I mean the solution to the mystery involves ice worms from outer space? Or whatever the fuck they were? Sheesh.

I wouldn’t go with destroyed. ‘Uneven’ or on a bad day ‘anti-climactic’, but it remains a book I have recommended to others.

Hmmm… I’m off to rewrite the endings to most of the books here. I’m thinking they can be made much more logical with the judicious application of

ice worms from outer space.
Oh, feel free to do what I’m doing: hearing that phrase in the style of Piiiigs Innnn Spaaaaaace…

But seriously, I have mentally re-written the ending to SO many books that I’ve been frustrated with.

I should do it for a living. Watch for my future tome:
*"It Is A Far, Far Better Thing That I Do: The Endings That Should Have Been"
*

It seems a number of authors get to the last chapter of a book and go “Man, I am OUT of ideas. Why didn’t I have a plan? How the hell am I going to end this? Well, the publisher’s clamoring for it-- I’ll just wrap it up before dinner…”

I agree, and I recommend AGAINST ever reading this series. The ending is such a total god-from-the-machine, totally different from the prior six books. I actually gave away my copies (hardbacks), and thought seriously about burning them in the fireplace.

On the plus side, the British mystery author Robert Barnard often has Twilight-Zone type surprise endings, but they’re always absolutely consistent with what went before… he just surprises the reader in the last paragraph or two. A brilliant writer!

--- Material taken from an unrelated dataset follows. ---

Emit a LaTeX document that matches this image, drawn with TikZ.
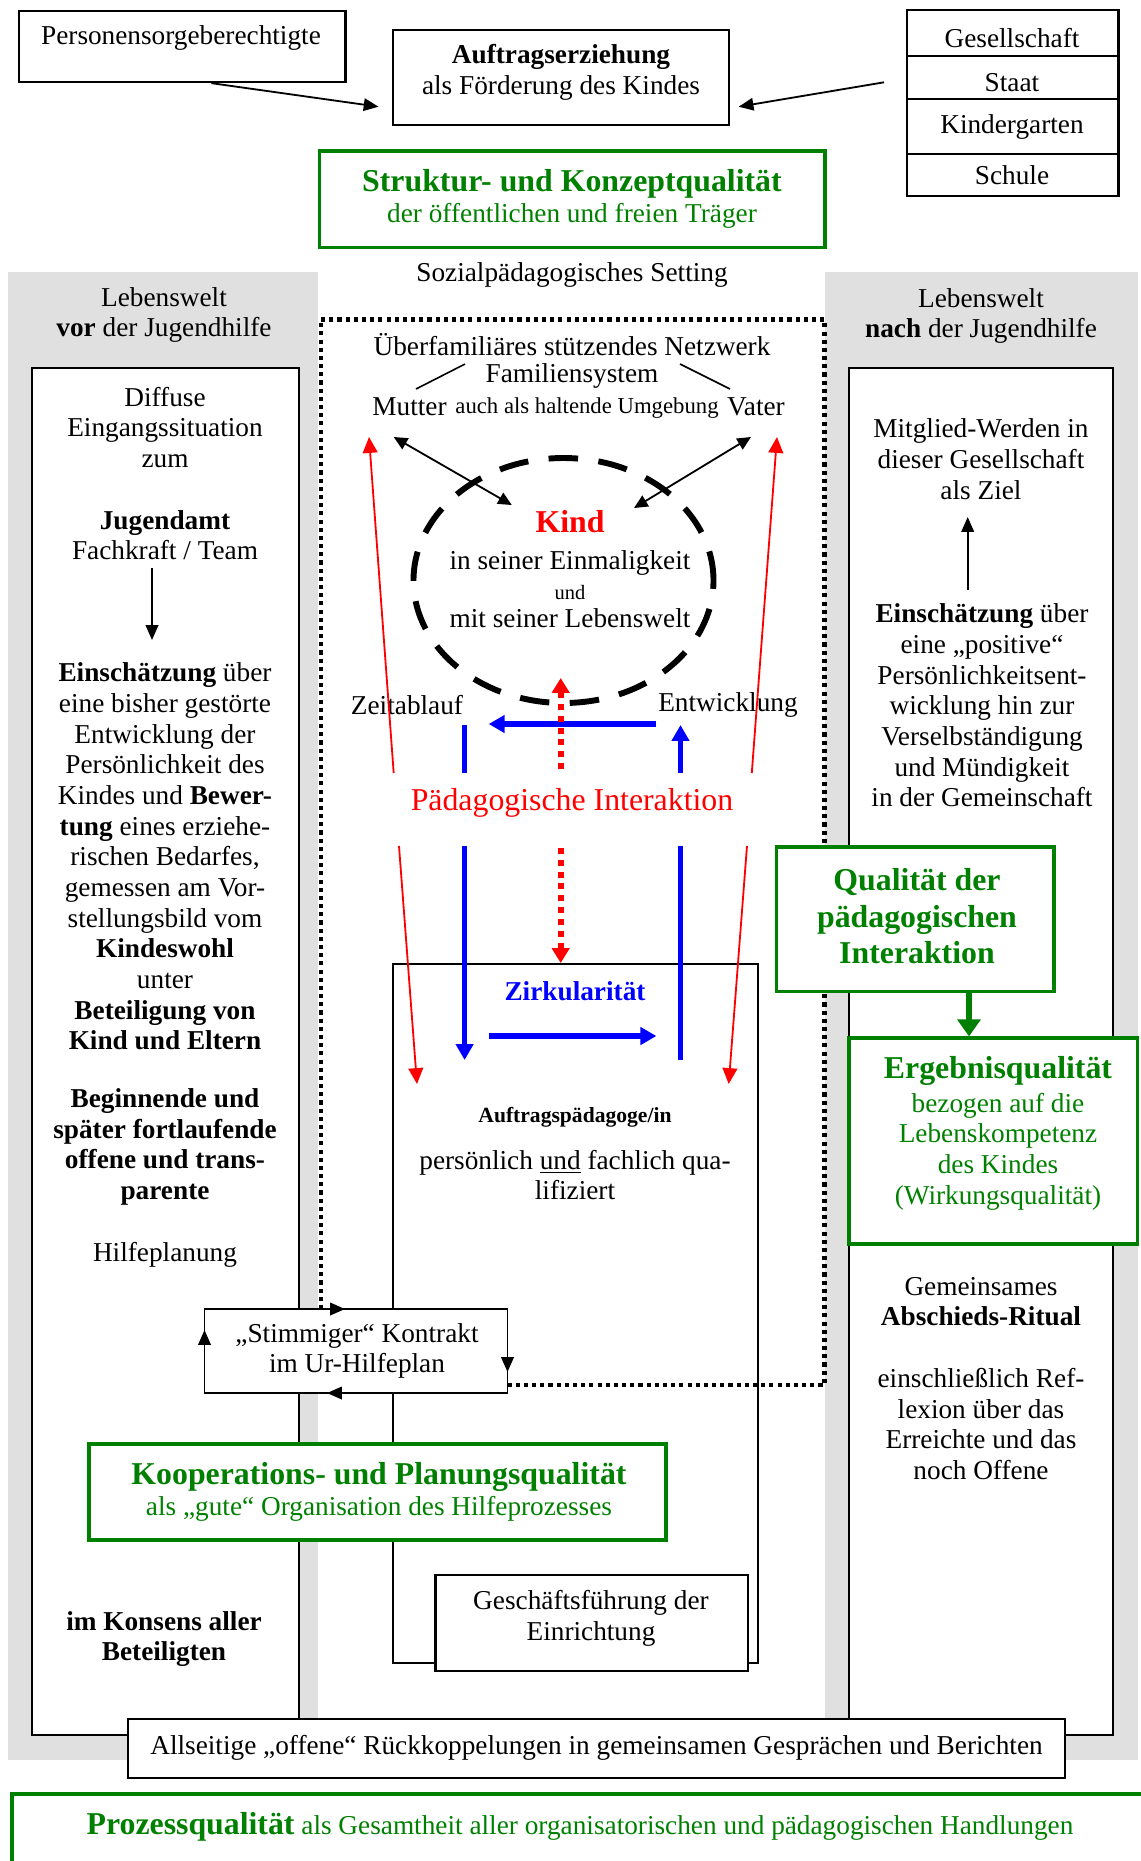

Regarding Chung Kuo, did you see this?

From the link:

“A new publisher is attempting to acquire British science fiction writer David Wingrove’s Chung Kuo masterpiece, with the intent of splitting it into 19 volumes and re-writing the unpopular ending”

It was the fact that much of the book was so interesting and engaging that made the ending so annoying. And it wasn’t a problem because it was anti-climactic, it was because it was so incongruous. It was like it was tacked on from a completely different kind of book.

It was like having a cross between Dersu Uzala and Insomnia suddenly turn into Tremors.

I’m a HUGE Heinlein fan, but I recognize that many of his books have unsatisfying endings. Not WTF endings, but many of his novels feel like he got tired of writing, and arbitrarily wraps everything up in three or four tacked-on pages.

Everything seems to be on schedule according to Chung Kuo Press Release from publishers Corvus/Atlantic-Grove | INTERSTELLAR TACTICS

I bought that book several years ago at a yard sale and only got around to reading it this month. It was a fun twist that I didn’t see coming.

Tim Winton’s Breath

A fetish for Autoerotic asphixiation was not the ending I expected from a novel about a young man growing up in a small coastal town and learning to surf

Really? Because I’ve read Chung Kuo as well, and while it really went off the rails in the last book, I don’t remember anything about it going off the rails in the direction you said it did. I just remember going from the Seven Kingdoms to suddenly being about interstellar colonization for no particular reason I could fathom.

Any of Jodi Piccoult’s novels.

I think Chip Kidd’s Cheese Monkeys is fairly autobiographical, and maybe there’s some elements of wish fulfillment in Winter’s downfall.

I have read the sequel, in which Himillsy makes a brief, enigmatic appearance.

Thurber’s short story, "The Greatest Man in The World".I did not see that ending coming.

The bizarre ending of Saberhagen’s great Book Of Swords series. It was like he just got tired of writing.

Late in the series the Emperor identifies himself thus: “Some long ago have called me the Sabbath, or the Covenant–Some have called me Wisdom. Some lately have said that I am the Program of Creation.” WTF?